**Collected material**
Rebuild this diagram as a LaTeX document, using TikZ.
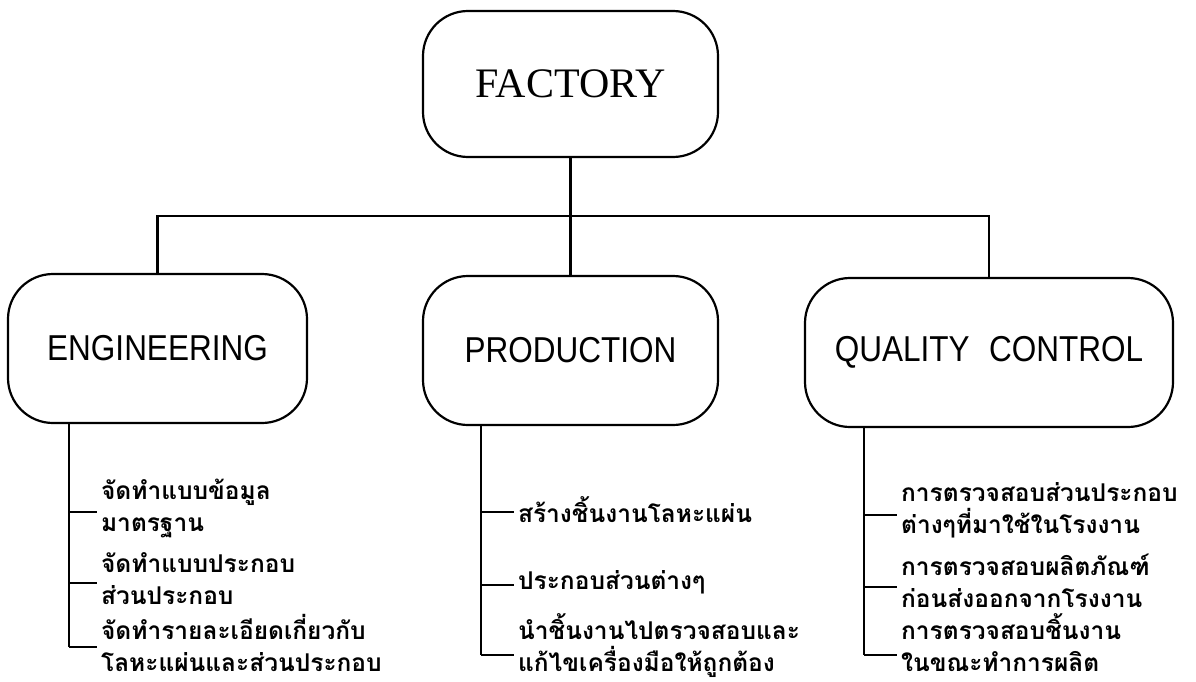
\documentclass[tikz,border=0pt]{standalone}
\usepackage{fontspec}
\setmainfont{Liberation Serif}
\newfontfamily\boxfont[FakeStretch=0.875]{Liberation Sans}
\newfontfamily\thaifont[Script=Thai]{Loma}
\begin{document}
\begin{tikzpicture}[x=1pt,y=-1pt,
  line width=2.2pt,
  orgbox/.style={draw, rectangle, rounded corners=45pt, inner sep=0pt, line width=2.2pt},
  item/.style={anchor=west, inner sep=0pt, align=left, font=\thaifont\bfseries\fontsize{24.5}{32}\selectfont},
  tick/.style={shorten >=3pt}
]
\useasboundingbox (0,0) rectangle (1196,682);

\node[orgbox, minimum width=295pt, minimum height=146pt, font=\fontsize{42}{42}\selectfont] (fac) at (570.5,84) {\raisebox{-3pt}{FACTORY}};
\node[orgbox, minimum width=299pt, minimum height=149pt, font=\boxfont\fontsize{36}{36}\selectfont] (eng) at (157.5,348.5) {ENGINEERING};
\node[orgbox, minimum width=295pt, minimum height=149pt, font=\boxfont\fontsize{36}{36}\selectfont] (prod) at (570.5,350.5) {PRODUCTION};
\node[orgbox, minimum width=368pt, minimum height=149pt, font=\boxfont\fontsize{36}{36}\selectfont] (qc) at (989,352.5) {QUALITY\hspace{0.3em} CONTROL};

\coordinate (bus) at (570.5,216);
\draw (fac.south) -- (bus);
\draw (bus) -- (prod.north);
\draw (eng.north) |- (bus) -| (qc.north);

% Engineering items
\coordinate (e1) at (69,512);
\coordinate (e2) at (69,583);
\coordinate (e3) at (69,647);
\node[item] (ei1) at (100,508) {จัดทำแบบข้อมูล\\มาตรฐาน};
\node[item] (ei2) at (100,579) {จัดทำแบบประกอบ\\ส่วนประกอบ};
\node[item] (ei3) at (100,643) {จัดทำรายละเอียดเกี่ยวกับ\\โลหะแผ่นและส่วนประกอบ};
\draw (eng.south -| e3) -- (e3);
\draw[tick] (e1) -- (e1 -| ei1.west);
\draw[tick] (e2) -- (e2 -| ei2.west);
\draw[tick] (e3) -- (e3 -| ei3.west);

% Production items
\coordinate (p1) at (481,512);
\coordinate (p2) at (481,585);
\coordinate (p3) at (481,655);
\node[item] (pi1) at (517,510) {สร้างชิ้นงานโลหะแผ่น};
\node[item] (pi2) at (517,582) {ประกอบส่วนต่างๆ};
\node[item] (pi3) at (517,646) {นำชิ้นงานไปตรวจสอบและ\\แก้ไขเครื่องมือให้ถูกต้อง};
\draw (prod.south -| p3) -- (p3);
\draw[tick] (p1) -- (p1 -| pi1.west);
\draw[tick] (p2) -- (p2 -| pi2.west);
\draw[tick] (p3) -- (p3 -| pi3.west);

% Quality control items
\coordinate (q1) at (864,515);
\coordinate (q2) at (864,587);
\coordinate (q3) at (864,655);
\node[item] (qi1) at (900,510) {การตรวจสอบส่วนประกอบ\\ต่างๆที่มาใช้ในโรงงาน};
\node[item] (qi2) at (900,581) {การตรวจสอบผลิตภัณฑ์\\ก่อนส่งออกจากโรงงาน};
\node[item] (qi3) at (900,643) {การตรวจสอบชิ้นงาน\\ในขณะทำการผลิต};
\draw (qc.south -| q3) -- (q3);
\draw[tick] (q1) -- (q1 -| qi1.west);
\draw[tick] (q2) -- (q2 -| qi2.west);
\draw[tick] (q3) -- (q3 -| qi3.west);
\end{tikzpicture}
\end{document}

**Task instructions**
Copy nothing but the lines from the first one in the listing through the line with "minimum width=368pt, minimum", and omit the pictures.

**Written answer**
Rebuild this diagram as a LaTeX document, using TikZ.
\documentclass[tikz,border=0pt]{standalone}
\usepackage{fontspec}
\setmainfont{Liberation Serif}
\newfontfamily\boxfont[FakeStretch=0.875]{Liberation Sans}
\newfontfamily\thaifont[Script=Thai]{Loma}
\begin{document}
\begin{tikzpicture}[x=1pt,y=-1pt,
  line width=2.2pt,
  orgbox/.style={draw, rectangle, rounded corners=45pt, inner sep=0pt, line width=2.2pt},
  item/.style={anchor=west, inner sep=0pt, align=left, font=\thaifont\bfseries\fontsize{24.5}{32}\selectfont},
  tick/.style={shorten >=3pt}
]
\useasboundingbox (0,0) rectangle (1196,682);

\node[orgbox, minimum width=295pt, minimum height=146pt, font=\fontsize{42}{42}\selectfont] (fac) at (570.5,84) {\raisebox{-3pt}{FACTORY}};
\node[orgbox, minimum width=299pt, minimum height=149pt, font=\boxfont\fontsize{36}{36}\selectfont] (eng) at (157.5,348.5) {ENGINEERING};
\node[orgbox, minimum width=295pt, minimum height=149pt, font=\boxfont\fontsize{36}{36}\selectfont] (prod) at (570.5,350.5) {PRODUCTION};
\node[orgbox, minimum width=368pt, minimum height=149pt, font=\boxfont\fontsize{36}{36}\selectfont] (qc) at (989,352.5) {QUALITY\hspace{0.3em} CONTROL};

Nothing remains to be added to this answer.